**The problem**
Set down the material below word for word, excluding the pictures.

**Material**
-------------------------

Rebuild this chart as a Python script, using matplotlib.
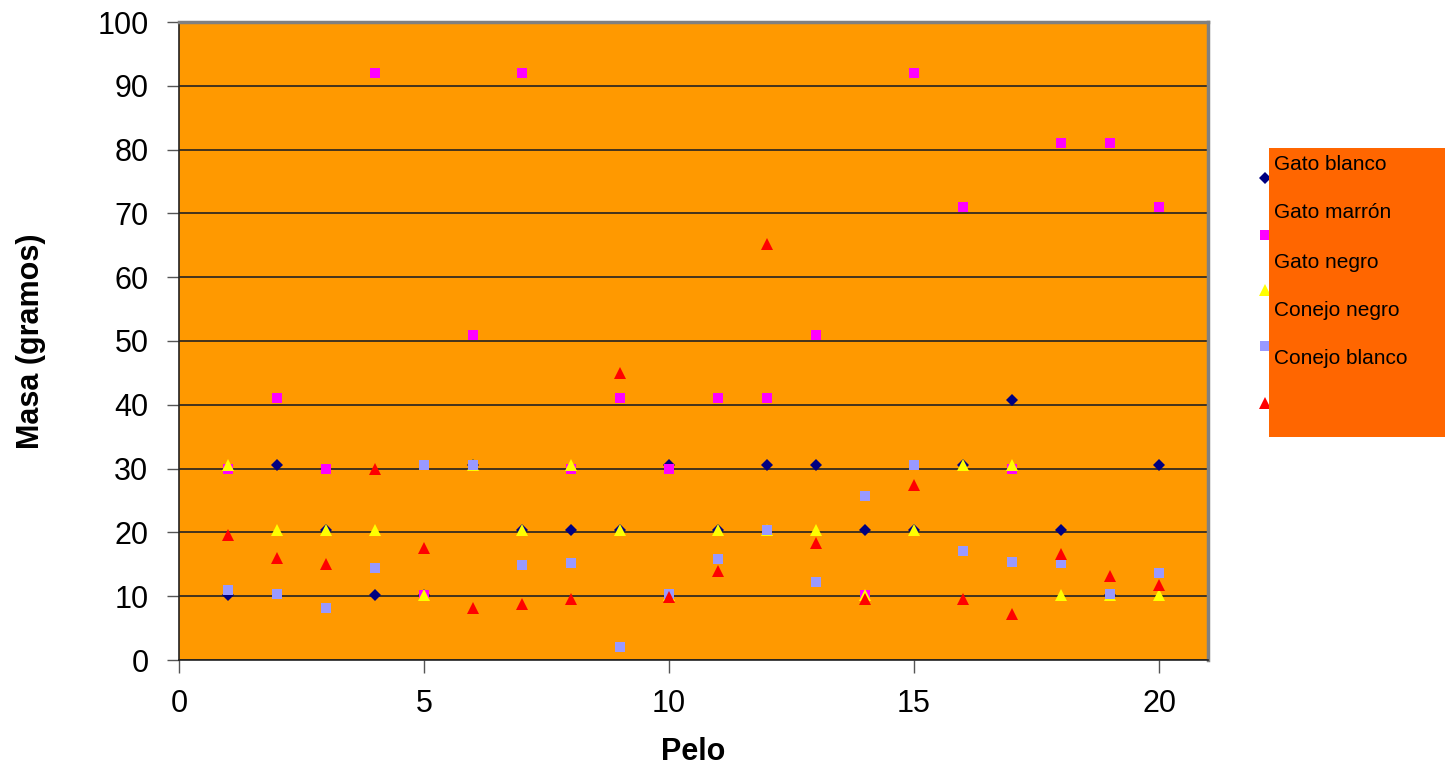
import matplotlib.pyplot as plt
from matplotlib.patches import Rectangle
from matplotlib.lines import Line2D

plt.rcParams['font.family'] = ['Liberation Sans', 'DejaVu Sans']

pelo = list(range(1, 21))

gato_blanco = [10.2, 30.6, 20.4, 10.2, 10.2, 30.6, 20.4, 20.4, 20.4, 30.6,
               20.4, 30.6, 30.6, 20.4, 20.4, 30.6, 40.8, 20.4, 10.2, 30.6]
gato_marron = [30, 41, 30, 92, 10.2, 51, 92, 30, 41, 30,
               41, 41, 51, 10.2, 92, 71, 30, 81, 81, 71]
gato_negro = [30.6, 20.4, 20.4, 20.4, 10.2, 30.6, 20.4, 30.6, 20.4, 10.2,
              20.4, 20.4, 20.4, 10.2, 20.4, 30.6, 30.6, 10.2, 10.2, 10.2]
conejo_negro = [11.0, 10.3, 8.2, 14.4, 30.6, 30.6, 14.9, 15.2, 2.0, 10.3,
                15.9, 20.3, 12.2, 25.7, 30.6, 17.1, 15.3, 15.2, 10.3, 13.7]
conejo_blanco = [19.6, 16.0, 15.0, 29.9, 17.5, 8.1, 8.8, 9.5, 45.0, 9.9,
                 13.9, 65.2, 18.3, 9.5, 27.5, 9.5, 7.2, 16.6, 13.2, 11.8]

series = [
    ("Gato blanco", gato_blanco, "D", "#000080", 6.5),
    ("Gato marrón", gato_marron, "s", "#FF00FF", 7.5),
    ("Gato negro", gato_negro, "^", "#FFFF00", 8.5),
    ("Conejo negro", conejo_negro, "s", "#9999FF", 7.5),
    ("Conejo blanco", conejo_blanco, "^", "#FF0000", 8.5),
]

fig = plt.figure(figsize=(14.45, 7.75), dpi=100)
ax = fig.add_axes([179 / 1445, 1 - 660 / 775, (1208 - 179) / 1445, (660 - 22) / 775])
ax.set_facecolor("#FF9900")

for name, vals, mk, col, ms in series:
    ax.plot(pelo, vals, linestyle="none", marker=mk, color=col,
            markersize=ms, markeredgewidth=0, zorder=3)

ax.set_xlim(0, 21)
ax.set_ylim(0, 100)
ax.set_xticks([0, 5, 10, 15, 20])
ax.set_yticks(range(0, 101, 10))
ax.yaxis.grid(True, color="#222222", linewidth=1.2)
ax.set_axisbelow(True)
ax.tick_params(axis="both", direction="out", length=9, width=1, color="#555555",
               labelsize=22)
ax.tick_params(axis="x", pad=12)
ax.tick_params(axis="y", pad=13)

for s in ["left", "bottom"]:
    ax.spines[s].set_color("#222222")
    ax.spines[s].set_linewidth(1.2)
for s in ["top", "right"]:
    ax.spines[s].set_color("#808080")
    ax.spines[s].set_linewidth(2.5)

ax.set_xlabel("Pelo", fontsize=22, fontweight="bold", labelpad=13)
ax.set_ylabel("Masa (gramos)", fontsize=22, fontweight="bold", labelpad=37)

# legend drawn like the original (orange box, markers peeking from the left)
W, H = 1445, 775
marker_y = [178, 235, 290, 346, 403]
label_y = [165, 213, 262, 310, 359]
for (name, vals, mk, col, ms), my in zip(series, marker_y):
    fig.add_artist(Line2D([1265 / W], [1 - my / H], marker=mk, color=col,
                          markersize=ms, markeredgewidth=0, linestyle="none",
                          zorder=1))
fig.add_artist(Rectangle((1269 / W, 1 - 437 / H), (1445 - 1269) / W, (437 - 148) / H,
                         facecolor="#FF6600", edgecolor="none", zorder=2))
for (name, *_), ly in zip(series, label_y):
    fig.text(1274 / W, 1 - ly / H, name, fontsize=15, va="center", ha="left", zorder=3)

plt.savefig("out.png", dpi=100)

-------------------------

**Solution to the problem**
Rebuild this chart as a Python script, using matplotlib.
import matplotlib.pyplot as plt
from matplotlib.patches import Rectangle
from matplotlib.lines import Line2D

plt.rcParams['font.family'] = ['Liberation Sans', 'DejaVu Sans']

pelo = list(range(1, 21))

gato_blanco = [10.2, 30.6, 20.4, 10.2, 10.2, 30.6, 20.4, 20.4, 20.4, 30.6,
               20.4, 30.6, 30.6, 20.4, 20.4, 30.6, 40.8, 20.4, 10.2, 30.6]
gato_marron = [30, 41, 30, 92, 10.2, 51, 92, 30, 41, 30,
               41, 41, 51, 10.2, 92, 71, 30, 81, 81, 71]
gato_negro = [30.6, 20.4, 20.4, 20.4, 10.2, 30.6, 20.4, 30.6, 20.4, 10.2,
              20.4, 20.4, 20.4, 10.2, 20.4, 30.6, 30.6, 10.2, 10.2, 10.2]
conejo_negro = [11.0, 10.3, 8.2, 14.4, 30.6, 30.6, 14.9, 15.2, 2.0, 10.3,
                15.9, 20.3, 12.2, 25.7, 30.6, 17.1, 15.3, 15.2, 10.3, 13.7]
conejo_blanco = [19.6, 16.0, 15.0, 29.9, 17.5, 8.1, 8.8, 9.5, 45.0, 9.9,
                 13.9, 65.2, 18.3, 9.5, 27.5, 9.5, 7.2, 16.6, 13.2, 11.8]

series = [
    ("Gato blanco", gato_blanco, "D", "#000080", 6.5),
    ("Gato marrón", gato_marron, "s", "#FF00FF", 7.5),
    ("Gato negro", gato_negro, "^", "#FFFF00", 8.5),
    ("Conejo negro", conejo_negro, "s", "#9999FF", 7.5),
    ("Conejo blanco", conejo_blanco, "^", "#FF0000", 8.5),
]

fig = plt.figure(figsize=(14.45, 7.75), dpi=100)
ax = fig.add_axes([179 / 1445, 1 - 660 / 775, (1208 - 179) / 1445, (660 - 22) / 775])
ax.set_facecolor("#FF9900")

for name, vals, mk, col, ms in series:
    ax.plot(pelo, vals, linestyle="none", marker=mk, color=col,
            markersize=ms, markeredgewidth=0, zorder=3)

ax.set_xlim(0, 21)
ax.set_ylim(0, 100)
ax.set_xticks([0, 5, 10, 15, 20])
ax.set_yticks(range(0, 101, 10))
ax.yaxis.grid(True, color="#222222", linewidth=1.2)
ax.set_axisbelow(True)
ax.tick_params(axis="both", direction="out", length=9, width=1, color="#555555",
               labelsize=22)
ax.tick_params(axis="x", pad=12)
ax.tick_params(axis="y", pad=13)

for s in ["left", "bottom"]:
    ax.spines[s].set_color("#222222")
    ax.spines[s].set_linewidth(1.2)
for s in ["top", "right"]:
    ax.spines[s].set_color("#808080")
    ax.spines[s].set_linewidth(2.5)

ax.set_xlabel("Pelo", fontsize=22, fontweight="bold", labelpad=13)
ax.set_ylabel("Masa (gramos)", fontsize=22, fontweight="bold", labelpad=37)

# legend drawn like the original (orange box, markers peeking from the left)
W, H = 1445, 775
marker_y = [178, 235, 290, 346, 403]
label_y = [165, 213, 262, 310, 359]
for (name, vals, mk, col, ms), my in zip(series, marker_y):
    fig.add_artist(Line2D([1265 / W], [1 - my / H], marker=mk, color=col,
                          markersize=ms, markeredgewidth=0, linestyle="none",
                          zorder=1))
fig.add_artist(Rectangle((1269 / W, 1 - 437 / H), (1445 - 1269) / W, (437 - 148) / H,
                         facecolor="#FF6600", edgecolor="none", zorder=2))
for (name, *_), ly in zip(series, label_y):
    fig.text(1274 / W, 1 - ly / H, name, fontsize=15, va="center", ha="left", zorder=3)

plt.savefig("out.png", dpi=100)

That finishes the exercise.